Practically speaking, what does this look like? This is where I get stuck. I’ve started and stopped writing this post several times. I want you to think me a credible source, but the truth is I don’t know. I’m still figuring out what it looks like for me – I sure as heck don’t know what it looks like for you.
But, us white church folk, we like formulas. Action steps. Meetings and checklists and committees and more meetings. But God says in Isaiah (58 again) he is sick of all our meetings. He says get out there and break chains.

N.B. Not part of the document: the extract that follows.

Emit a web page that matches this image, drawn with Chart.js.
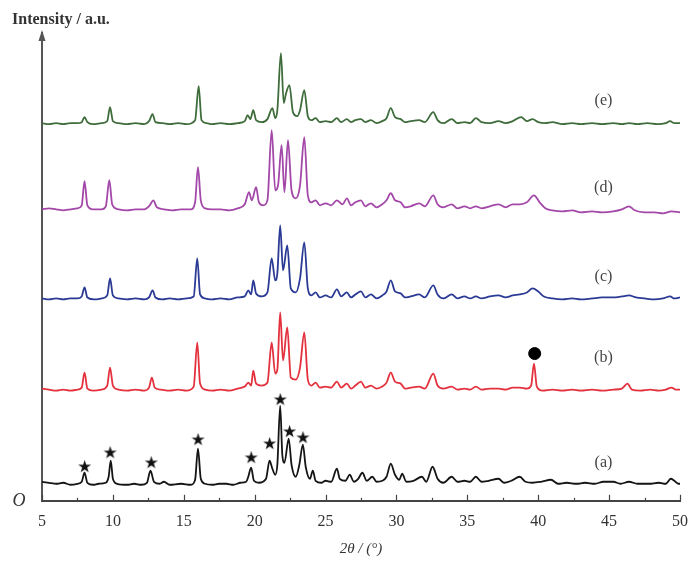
<!DOCTYPE html>
<html>
<head>
<meta charset="utf-8">
<script src="https://cdn.jsdelivr.net/npm/chart.js@4/dist/chart.umd.min.js"></script>
<style>
  html, body { margin: 0; padding: 0; background: #fff; }
  #wrap { width: 700px; height: 570px; position: relative; }
</style>
</head>
<body>
<div id="wrap"><canvas id="xrdChart"></canvas></div>
<script>
// 2theta (deg) / intensity above each trace's own baseline (a.u.)
const patternA = [[5.0,3],[5.5,2],[6.0,1],[6.5,2],[7.0,0],[7.5,1],[7.8,3],[8.0,12],[8.2,2],[8.6,0],[9.0,1],[9.5,2],[9.7,8],[9.85,24],[10.0,6],[10.3,1],[11.0,0],[11.5,1],[12.0,0],[12.4,2],[12.65,14],[12.9,3],[13.3,1],[13.6,3],[14.0,0],[14.8,1],[15.5,0],[15.8,5],[16.0,36],[16.2,6],[16.5,1],[17.0,0],[17.5,1],[18.0,1],[18.5,0],[19.0,2],[19.4,3],[19.55,8],[19.75,17],[19.95,4],[20.3,2],[20.8,6],[21.05,24],[21.25,16],[21.45,10],[21.6,20],[21.8,79],[21.95,30],[22.1,22],[22.4,46],[22.6,20],[22.9,8],[23.15,20],[23.4,40],[23.6,18],[23.9,6],[24.1,14],[24.3,4],[24.7,2],[25.0,4],[25.4,3],[25.8,16],[26.0,6],[26.4,4],[26.7,10],[27.0,3],[27.3,6],[27.6,12],[27.9,4],[28.3,8],[28.6,3],[29.0,4],[29.3,8],[29.6,21],[29.9,10],[30.2,5],[30.4,11],[30.7,3],[31.2,4],[31.8,8],[32.1,3],[32.55,18],[32.9,6],[33.3,2],[33.9,8],[34.3,3],[34.8,4],[35.2,3],[35.6,8],[36.0,3],[36.5,4],[37.2,6],[37.6,2],[38.1,4],[38.7,8],[39.1,3],[39.6,2],[40.2,3],[40.9,5],[41.4,1],[42.0,2],[42.7,1],[43.3,2],[44.0,1],[44.6,3],[45.3,3],[45.8,1],[46.4,3],[47.0,1],[47.8,1],[48.5,2],[49.0,1],[49.35,6],[49.6,4],[49.9,1],[50.0,1]];
const patternB = [[5.0,3],[5.5,2],[6.0,1],[6.5,2],[7.0,1],[7.5,2],[7.8,4],[8.0,19],[8.2,3],[8.6,1],[9.2,2],[9.6,6],[9.8,24],[10.0,6],[10.4,2],[11.0,1],[11.6,2],[12.2,1],[12.55,4],[12.75,14],[12.95,4],[13.4,2],[14.0,1],[14.6,2],[15.2,1],[15.7,5],[15.95,49],[16.15,8],[16.5,2],[17.0,1],[17.6,2],[18.2,1],[18.8,3],[19.3,5],[19.55,9],[19.75,6],[19.9,21],[20.1,8],[20.5,6],[20.9,9],[21.2,49],[21.45,18],[21.6,22],[21.8,79],[22.0,31],[22.3,64],[22.55,14],[22.9,12],[23.2,24],[23.5,59],[23.75,12],[24.0,6],[24.3,9],[24.6,4],[25.0,5],[25.4,4],[25.8,10],[26.1,4],[26.5,8],[26.8,3],[27.1,6],[27.5,10],[27.8,4],[28.2,6],[28.6,3],[29.0,5],[29.3,9],[29.6,19],[29.9,10],[30.3,8],[30.6,3],[31.0,4],[31.6,5],[32.0,3],[32.6,18],[32.9,6],[33.3,3],[33.9,5],[34.3,2],[34.8,3],[35.2,2],[35.6,5],[36.0,2],[36.6,3],[37.2,3],[37.7,2],[38.2,4],[38.7,4],[39.2,3],[39.5,6],[39.7,28],[39.9,5],[40.3,1],[41.0,2],[41.7,1],[42.4,2],[43.0,1],[43.8,2],[44.5,1],[45.3,2],[45.9,3],[46.3,8],[46.6,2],[47.2,1],[47.9,2],[48.5,1],[49.0,2],[49.4,4],[49.7,2],[50.0,2]];
const patternC = [[5.0,2],[5.5,1],[6.0,2],[6.5,1],[7.0,2],[7.5,2],[7.8,4],[8.0,13],[8.2,3],[8.7,1],[9.2,2],[9.6,5],[9.8,22],[10.0,5],[10.4,2],[11.0,1],[11.6,2],[12.2,1],[12.55,3],[12.8,10],[13.0,3],[13.5,1],[14.0,2],[14.6,1],[15.2,2],[15.7,4],[15.95,42],[16.15,6],[16.5,2],[17.0,1],[17.6,2],[18.2,1],[18.8,3],[19.3,4],[19.55,10],[19.75,6],[19.9,20],[20.1,7],[20.5,4],[20.9,8],[21.2,42],[21.45,20],[21.6,27],[21.8,75],[22.0,30],[22.3,55],[22.55,12],[22.9,8],[23.2,22],[23.5,58],[23.75,12],[24.0,5],[24.3,8],[24.6,3],[25.0,5],[25.4,3],[25.8,11],[26.1,4],[26.5,8],[26.8,3],[27.1,6],[27.5,9],[27.8,3],[28.2,6],[28.6,2],[29.0,5],[29.3,9],[29.6,20],[29.9,9],[30.3,7],[30.6,3],[31.0,4],[31.6,6],[32.0,3],[32.6,15],[32.9,6],[33.3,2],[33.9,6],[34.3,2],[34.8,4],[35.2,2],[35.6,4],[36.0,2],[36.6,4],[37.2,5],[37.7,3],[38.2,5],[38.7,6],[39.2,8],[39.6,12],[40.0,9],[40.4,4],[41.0,2],[41.7,1],[42.4,2],[43.0,1],[43.8,2],[44.5,3],[45.3,3],[45.9,4],[46.4,5],[46.9,3],[47.5,2],[48.2,1],[48.8,2],[49.3,4],[49.6,2],[50.0,3]];
const patternD = [[5.0,1],[5.5,2],[6.0,1],[6.5,0],[7.0,1],[7.5,2],[7.8,5],[8.0,29],[8.2,5],[8.6,1],[9.2,1],[9.5,4],[9.75,30],[9.95,6],[10.4,1],[11.0,0],[11.6,1],[12.2,1],[12.6,5],[12.85,10],[13.1,3],[13.6,1],[14.2,0],[14.8,1],[15.5,1],[15.8,8],[16.0,43],[16.2,10],[16.5,2],[17.0,1],[17.6,1],[18.2,0],[18.8,2],[19.3,6],[19.6,18],[19.8,10],[20.1,23],[20.3,8],[20.6,5],[20.9,10],[21.2,80],[21.45,20],[21.65,25],[21.9,65],[22.1,18],[22.35,70],[22.6,20],[22.9,12],[23.2,25],[23.5,73],[23.75,15],[24.0,8],[24.3,10],[24.6,5],[25.0,7],[25.4,5],[25.8,10],[26.2,6],[26.5,12],[26.8,5],[27.1,8],[27.5,10],[27.8,4],[28.2,7],[28.6,3],[29.0,6],[29.3,10],[29.6,17],[29.9,10],[30.3,8],[30.6,3],[31.0,4],[31.6,7],[32.0,4],[32.6,15],[32.9,6],[33.3,3],[33.9,6],[34.3,2],[34.8,4],[35.2,2],[35.6,4],[36.0,2],[36.6,4],[37.2,6],[37.7,3],[38.2,6],[38.7,6],[39.2,8],[39.7,15],[40.1,8],[40.5,2],[41.0,0],[41.7,-1],[42.4,0],[43.0,-2],[43.8,-1],[44.5,-2],[45.3,-1],[45.9,1],[46.4,4],[46.8,0],[47.5,-2],[48.2,-2],[48.8,-3],[49.4,-1],[50.0,-2]];
const patternE = [[5.0,1],[5.5,0],[6.0,1],[6.5,0],[7.0,1],[7.5,1],[7.8,2],[8.0,7],[8.2,2],[8.6,0],[9.2,1],[9.6,3],[9.8,17],[10.0,3],[10.4,1],[11.0,0],[11.6,1],[12.2,0],[12.55,3],[12.8,10],[13.0,2],[13.5,1],[14.0,0],[14.6,1],[15.2,0],[15.8,4],[16.05,38],[16.25,4],[16.6,1],[17.0,0],[17.6,1],[18.2,0],[18.8,1],[19.3,3],[19.5,9],[19.7,5],[19.9,14],[20.1,4],[20.5,2],[20.9,5],[21.25,16],[21.45,6],[21.6,14],[21.85,71],[22.05,21],[22.2,30],[22.45,39],[22.7,12],[23.0,8],[23.2,14],[23.5,34],[23.75,8],[24.0,4],[24.3,6],[24.6,2],[25.0,3],[25.4,2],[25.8,6],[26.1,2],[26.5,5],[26.8,2],[27.1,4],[27.5,5],[27.8,2],[28.2,4],[28.6,1],[29.0,3],[29.3,6],[29.6,16],[29.9,7],[30.3,5],[30.6,2],[31.0,3],[31.6,4],[32.0,2],[32.6,12],[32.9,4],[33.3,1],[33.9,5],[34.3,1],[34.8,2],[35.2,1],[35.6,6],[36.0,2],[36.6,1],[37.2,3],[37.7,1],[38.2,3],[38.8,7],[39.2,3],[39.6,5],[40.0,2],[40.5,1],[41.0,2],[41.7,0],[42.4,1],[43.0,0],[43.8,1],[44.5,0],[45.3,1],[45.9,0],[46.4,1],[47.0,0],[47.7,1],[48.4,0],[49.0,1],[49.3,3],[49.6,1],[50.0,1]];

const patterns = [patternA, patternB, patternC, patternD, patternE];
const traceOffsets = [16, 109, 200, 290, 376];
const traceLabels = ['(a)', '(b)', '(c)', '(d)', '(e)'];
const labelTheta = 44.6;
const labelHeights = [38, 143, 224, 312, 399];

// star marks over the peaks of (a), filled circle over (b)
const starTheta = [8.0, 9.8, 12.7, 16.0, 19.75, 21.05, 21.8, 22.45, 23.4];
const starHeight = [34, 48, 38, 61, 43, 57, 101, 69, 63];
const dotTheta = [39.75];
const dotHeight = [147];

const xTicks = [5, 10, 15, 20, 25, 30, 35, 40, 45, 50];

const traceColors = ['#151515', '#e3313d', '#2b3a94', '#a347a8', '#3e6c3b'];

function makeStar(size) {
    const c = document.createElement('canvas');
    c.width = size;
    c.height = size;
    const g = c.getContext('2d');
    g.fillStyle = '#111';
    g.font = size + 'px "DejaVu Sans"';
    g.textAlign = 'center';
    g.textBaseline = 'middle';
    g.fillText('\u2605', size / 2, size / 2 + 1);
    return c;
}

const datasets = patterns.map((p, i) => ({
    label: traceLabels[i],
    data: p.map(pt => ({ x: pt[0], y: pt[1] + traceOffsets[i] })),
    borderColor: traceColors[i],
    borderWidth: 1.8,
    pointRadius: 0,
    cubicInterpolationMode: 'monotone',
    fill: false
}));

datasets.push({
    label: 'stars',
    data: starTheta.map((t, i) => ({ x: t, y: starHeight[i] })),
    showLine: false,
    pointStyle: makeStar(17),
    pointRadius: 8
});
datasets.push({
    label: 'dot',
    data: dotTheta.map((t, i) => ({ x: t, y: dotHeight[i] })),
    showLine: false,
    pointStyle: 'circle',
    pointRadius: 6,
    backgroundColor: '#000',
    borderColor: '#000'
});

// labels, inward ticks, arrow and axis texts
const decorations = {
    id: 'decorations',
    afterDraw(chart) {
        const ctx = chart.ctx;
        const xs = chart.scales.x;
        const ys = chart.scales.y;
        const area = chart.chartArea;
        ctx.save();

        // inward ticks on the 2theta axis
        ctx.strokeStyle = '#444';
        ctx.lineWidth = 1.2;
        for (let v = 5; v <= 50; v += 2.5) {
            const px = Math.round(xs.getPixelForValue(v)) + 0.5;
            const len = (v % 5 === 0) ? 6 : 3;
            ctx.beginPath();
            ctx.moveTo(px, area.bottom);
            ctx.lineTo(px, area.bottom - len);
            ctx.stroke();
        }

        // arrow head on intensity axis
        ctx.fillStyle = '#555';
        ctx.beginPath();
        ctx.moveTo(area.left, area.top - 3);
        ctx.lineTo(area.left - 3.5, area.top + 8);
        ctx.lineTo(area.left + 3.5, area.top + 8);
        ctx.closePath();
        ctx.fill();

        // trace labels
        ctx.fillStyle = '#444';
        ctx.font = '16px "Liberation Serif"';
        ctx.textAlign = 'center';
        ctx.textBaseline = 'middle';
        traceLabels.forEach((t, i) => {
            ctx.fillText(t, xs.getPixelForValue(labelTheta), ys.getPixelForValue(labelHeights[i]));
        });

        // axis captions
        ctx.fillStyle = '#333';
        ctx.font = 'bold 16px "Liberation Serif"';
        ctx.textAlign = 'left';
        ctx.fillText('Intensity / a.u.', 12, 20);

        ctx.font = 'italic 18px "Liberation Serif"';
        ctx.textAlign = 'center';
        ctx.fillText('O', 19, area.bottom);
        ctx.restore();
    }
};

const chart = new Chart(document.getElementById('xrdChart'), {
    type: 'line',
    data: { datasets: datasets },
    options: {
        responsive: true,
        maintainAspectRatio: false,
        animation: false,
        layout: { padding: { left: 42, right: 20, top: 33, bottom: 8 } },
        plugins: {
            legend: { display: false },
            tooltip: { enabled: false }
        },
        scales: {
            x: {
                type: 'linear',
                min: 5,
                max: 50,
                afterBuildTicks: axis => { axis.ticks = xTicks.map(v => ({ value: v })); },
                ticks: {
                    color: '#333',
                    padding: 11,
                    maxRotation: 0,
                    font: { family: 'Liberation Serif', size: 16 }
                },
                grid: { display: false, drawTicks: false },
                border: { display: true, color: '#444', width: 2 },
                title: {
                    display: true,
                    text: '2\u03b8 / (\u00b0)',
                    color: '#333',
                    padding: { top: -2, bottom: 4 },
                    font: { family: 'Liberation Serif', size: 15, style: 'italic' }
                }
            },
            y: {
                min: 0,
                max: 467,
                ticks: { display: false },
                grid: { display: false, drawTicks: false },
                border: { display: true, color: '#555', width: 2 }
            }
        }
    },
    plugins: [decorations]
});
</script>
</body>
</html>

I’m not a chain breaking expert; my God is. He is in the business of setting people free and for some crazy reason, his method is us. But here’s the thing – it’s messy. You’ll start and you’ll stop, jump on a bandwagon and fall off. You’ll make mistakes and say the wrong thing. You’ll make mistakes and say the wrong thing. Again. You’ll show up with answers and walk away with questions. Your heart will knit together with people you have but one thing in common – your humanity. And it will be the most glorious display of redemption and beauty you have ever experienced.


The list of injustices and wrongs to right is a mile long and we need not all be in the same lane. Maybe you heart bleeds for sex trafficking survivors or the homeless or addicted or mentally ill or the incarcerated or abandoned children or elderly or immigrants. They exist in your city. They do. And what you post about them on social media does not hold a candle to what you do or don’t do for them in your everyday life.

Are you pro-life? Great. What are you doing about that every day of the year that is not Election Day? Are you volunteering at a pregnancy crisis center? Are you resettling refugees? Are you a foster parent? Do you volunteer as a hospice worker? How are you not just being against abortion, but for the actual lives around you?

Do you know any public school teachers? Social workers? Principals? Judges? Who is the police commander overseeing your neighborhood? Who is your city council member? County commissioner? State representative? Do you know what they believe, how they conduct themselves, what their needs are?

For the Angsty One

I want a five step program, and I want to give one to you too. But that is not our God.

We muck all this up when oftentimes, I think it’s just really simple. Who around you is hurting? Who around you is oppressed? Who around you is being displaced? Who around you is dying in the streets? Who around you is neglected? Who around you is hungry? Who around you is homeless? Who around you is blind to injustice or oppression? Who around you is full of fear? Who around you is missing the fullness of Isaiah 58? Who around you is angsty and doesn’t know what to “do?” {raises hand}


Seek their welfare. Ask the Lord to break our chains. And together we will find peace.